» **Given material**
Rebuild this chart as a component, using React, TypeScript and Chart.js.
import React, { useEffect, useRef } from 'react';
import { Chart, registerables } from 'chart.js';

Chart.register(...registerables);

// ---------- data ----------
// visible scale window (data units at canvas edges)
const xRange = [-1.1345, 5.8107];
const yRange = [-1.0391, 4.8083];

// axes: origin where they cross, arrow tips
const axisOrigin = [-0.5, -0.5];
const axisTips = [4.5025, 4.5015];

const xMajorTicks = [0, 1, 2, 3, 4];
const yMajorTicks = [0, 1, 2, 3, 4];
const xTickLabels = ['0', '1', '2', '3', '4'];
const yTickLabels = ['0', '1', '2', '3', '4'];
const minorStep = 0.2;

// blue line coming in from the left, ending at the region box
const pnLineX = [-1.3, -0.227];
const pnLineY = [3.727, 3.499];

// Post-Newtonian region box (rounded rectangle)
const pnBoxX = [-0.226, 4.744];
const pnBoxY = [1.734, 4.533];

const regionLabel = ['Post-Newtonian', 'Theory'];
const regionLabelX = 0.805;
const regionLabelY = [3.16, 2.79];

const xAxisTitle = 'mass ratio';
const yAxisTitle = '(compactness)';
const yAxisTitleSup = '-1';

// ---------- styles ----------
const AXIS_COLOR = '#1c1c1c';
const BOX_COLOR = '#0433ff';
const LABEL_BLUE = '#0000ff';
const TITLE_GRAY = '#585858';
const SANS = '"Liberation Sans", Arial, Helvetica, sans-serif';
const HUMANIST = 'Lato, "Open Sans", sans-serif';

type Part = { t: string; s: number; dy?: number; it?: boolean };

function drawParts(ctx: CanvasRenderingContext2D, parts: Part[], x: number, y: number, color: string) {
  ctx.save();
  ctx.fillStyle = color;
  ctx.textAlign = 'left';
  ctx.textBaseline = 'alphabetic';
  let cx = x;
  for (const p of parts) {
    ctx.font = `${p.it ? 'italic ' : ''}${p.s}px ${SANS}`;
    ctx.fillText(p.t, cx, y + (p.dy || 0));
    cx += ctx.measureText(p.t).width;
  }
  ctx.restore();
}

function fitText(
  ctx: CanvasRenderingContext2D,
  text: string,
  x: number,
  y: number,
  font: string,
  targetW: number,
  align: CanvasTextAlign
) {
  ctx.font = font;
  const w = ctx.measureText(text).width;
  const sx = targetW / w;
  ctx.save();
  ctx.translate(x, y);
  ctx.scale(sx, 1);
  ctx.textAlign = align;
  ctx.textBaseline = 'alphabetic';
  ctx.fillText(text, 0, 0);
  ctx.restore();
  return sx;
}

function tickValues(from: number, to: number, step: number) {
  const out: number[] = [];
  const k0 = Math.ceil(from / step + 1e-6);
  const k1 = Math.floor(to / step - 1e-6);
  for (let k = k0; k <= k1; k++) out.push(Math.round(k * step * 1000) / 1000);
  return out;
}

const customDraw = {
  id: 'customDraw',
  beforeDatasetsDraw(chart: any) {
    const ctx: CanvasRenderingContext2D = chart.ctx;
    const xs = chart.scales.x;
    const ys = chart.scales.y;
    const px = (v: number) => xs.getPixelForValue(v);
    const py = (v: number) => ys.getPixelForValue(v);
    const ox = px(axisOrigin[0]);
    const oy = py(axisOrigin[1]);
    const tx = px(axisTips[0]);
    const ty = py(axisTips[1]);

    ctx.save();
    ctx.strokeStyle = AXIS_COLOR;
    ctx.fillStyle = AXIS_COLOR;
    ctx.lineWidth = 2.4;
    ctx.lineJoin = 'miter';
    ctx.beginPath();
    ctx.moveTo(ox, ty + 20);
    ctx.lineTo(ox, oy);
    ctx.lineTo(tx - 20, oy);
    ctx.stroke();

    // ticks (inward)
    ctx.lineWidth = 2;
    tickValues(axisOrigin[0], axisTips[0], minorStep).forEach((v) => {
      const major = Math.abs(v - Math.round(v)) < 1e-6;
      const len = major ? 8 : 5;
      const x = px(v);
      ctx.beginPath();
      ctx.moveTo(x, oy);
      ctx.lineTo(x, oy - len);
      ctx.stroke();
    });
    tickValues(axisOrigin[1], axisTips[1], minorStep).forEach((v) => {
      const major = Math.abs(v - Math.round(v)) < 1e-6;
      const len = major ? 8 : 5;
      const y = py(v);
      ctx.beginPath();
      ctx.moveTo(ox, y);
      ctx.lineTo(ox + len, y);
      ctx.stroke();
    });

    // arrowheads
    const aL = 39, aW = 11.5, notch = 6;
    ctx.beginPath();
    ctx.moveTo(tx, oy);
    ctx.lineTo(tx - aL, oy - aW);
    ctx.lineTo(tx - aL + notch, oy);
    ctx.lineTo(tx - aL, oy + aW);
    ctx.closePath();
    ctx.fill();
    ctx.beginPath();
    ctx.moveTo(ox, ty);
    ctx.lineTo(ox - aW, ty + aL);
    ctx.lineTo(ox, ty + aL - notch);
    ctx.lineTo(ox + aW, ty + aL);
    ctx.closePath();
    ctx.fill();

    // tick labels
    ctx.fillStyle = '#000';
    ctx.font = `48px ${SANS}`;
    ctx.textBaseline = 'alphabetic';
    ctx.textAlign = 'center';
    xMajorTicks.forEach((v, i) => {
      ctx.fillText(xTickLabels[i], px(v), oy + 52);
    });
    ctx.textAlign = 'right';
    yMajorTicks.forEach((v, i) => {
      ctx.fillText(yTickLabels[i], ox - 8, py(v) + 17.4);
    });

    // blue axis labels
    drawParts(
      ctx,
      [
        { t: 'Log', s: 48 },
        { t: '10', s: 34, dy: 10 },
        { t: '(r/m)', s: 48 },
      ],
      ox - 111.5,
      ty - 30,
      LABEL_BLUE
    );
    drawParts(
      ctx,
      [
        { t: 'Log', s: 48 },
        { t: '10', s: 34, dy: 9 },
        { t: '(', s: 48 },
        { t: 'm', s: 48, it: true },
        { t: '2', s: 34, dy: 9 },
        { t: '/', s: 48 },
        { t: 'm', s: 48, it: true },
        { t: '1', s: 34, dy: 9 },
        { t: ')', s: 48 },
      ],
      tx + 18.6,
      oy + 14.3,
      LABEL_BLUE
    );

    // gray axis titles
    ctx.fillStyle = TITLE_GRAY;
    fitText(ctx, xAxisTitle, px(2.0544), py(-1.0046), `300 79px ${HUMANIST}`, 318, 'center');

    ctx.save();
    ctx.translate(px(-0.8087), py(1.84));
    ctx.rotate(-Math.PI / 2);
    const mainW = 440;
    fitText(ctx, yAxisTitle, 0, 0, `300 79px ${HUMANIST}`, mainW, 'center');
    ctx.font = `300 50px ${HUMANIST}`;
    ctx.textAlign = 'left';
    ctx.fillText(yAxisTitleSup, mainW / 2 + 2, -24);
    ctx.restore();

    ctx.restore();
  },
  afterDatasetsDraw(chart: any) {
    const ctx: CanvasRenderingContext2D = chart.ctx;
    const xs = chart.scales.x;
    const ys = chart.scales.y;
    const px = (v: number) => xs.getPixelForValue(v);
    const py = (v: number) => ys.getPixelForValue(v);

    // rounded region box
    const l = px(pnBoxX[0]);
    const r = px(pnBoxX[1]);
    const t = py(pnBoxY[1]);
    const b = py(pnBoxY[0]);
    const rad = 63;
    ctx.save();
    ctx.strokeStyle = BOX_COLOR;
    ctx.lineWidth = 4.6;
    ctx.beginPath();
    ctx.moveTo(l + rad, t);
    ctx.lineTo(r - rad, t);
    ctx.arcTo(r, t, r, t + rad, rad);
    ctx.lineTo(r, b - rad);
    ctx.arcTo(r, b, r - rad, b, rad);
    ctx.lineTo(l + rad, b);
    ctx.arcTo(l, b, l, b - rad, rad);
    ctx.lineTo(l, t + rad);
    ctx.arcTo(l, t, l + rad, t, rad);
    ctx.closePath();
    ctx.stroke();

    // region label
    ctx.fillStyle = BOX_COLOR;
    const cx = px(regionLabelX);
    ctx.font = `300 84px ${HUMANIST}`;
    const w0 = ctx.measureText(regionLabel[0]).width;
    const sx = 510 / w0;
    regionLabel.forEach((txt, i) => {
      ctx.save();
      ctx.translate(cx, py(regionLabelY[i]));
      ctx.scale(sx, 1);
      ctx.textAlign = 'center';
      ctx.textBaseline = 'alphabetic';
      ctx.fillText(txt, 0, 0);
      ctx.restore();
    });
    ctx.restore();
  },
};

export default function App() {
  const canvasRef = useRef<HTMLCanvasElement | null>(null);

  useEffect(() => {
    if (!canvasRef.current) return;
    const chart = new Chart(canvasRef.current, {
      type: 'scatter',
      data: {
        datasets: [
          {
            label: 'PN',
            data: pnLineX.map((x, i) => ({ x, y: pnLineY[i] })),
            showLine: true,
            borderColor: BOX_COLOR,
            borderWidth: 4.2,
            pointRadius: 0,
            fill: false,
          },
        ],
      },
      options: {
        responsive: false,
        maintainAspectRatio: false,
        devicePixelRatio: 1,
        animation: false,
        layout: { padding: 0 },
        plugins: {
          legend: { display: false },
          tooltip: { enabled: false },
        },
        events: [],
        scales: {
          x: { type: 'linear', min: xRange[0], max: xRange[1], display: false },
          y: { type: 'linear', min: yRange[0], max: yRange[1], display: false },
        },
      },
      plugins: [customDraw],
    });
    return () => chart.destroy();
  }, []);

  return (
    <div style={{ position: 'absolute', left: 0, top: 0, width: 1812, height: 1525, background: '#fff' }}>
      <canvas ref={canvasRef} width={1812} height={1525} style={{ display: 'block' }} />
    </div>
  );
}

» **Goal of the exercise**
Copy each line containing the word "React" from the data.

» **Finished task**
Rebuild this chart as a component, using React, TypeScript and Chart.js.
import React, { useEffect, useRef } from 'react';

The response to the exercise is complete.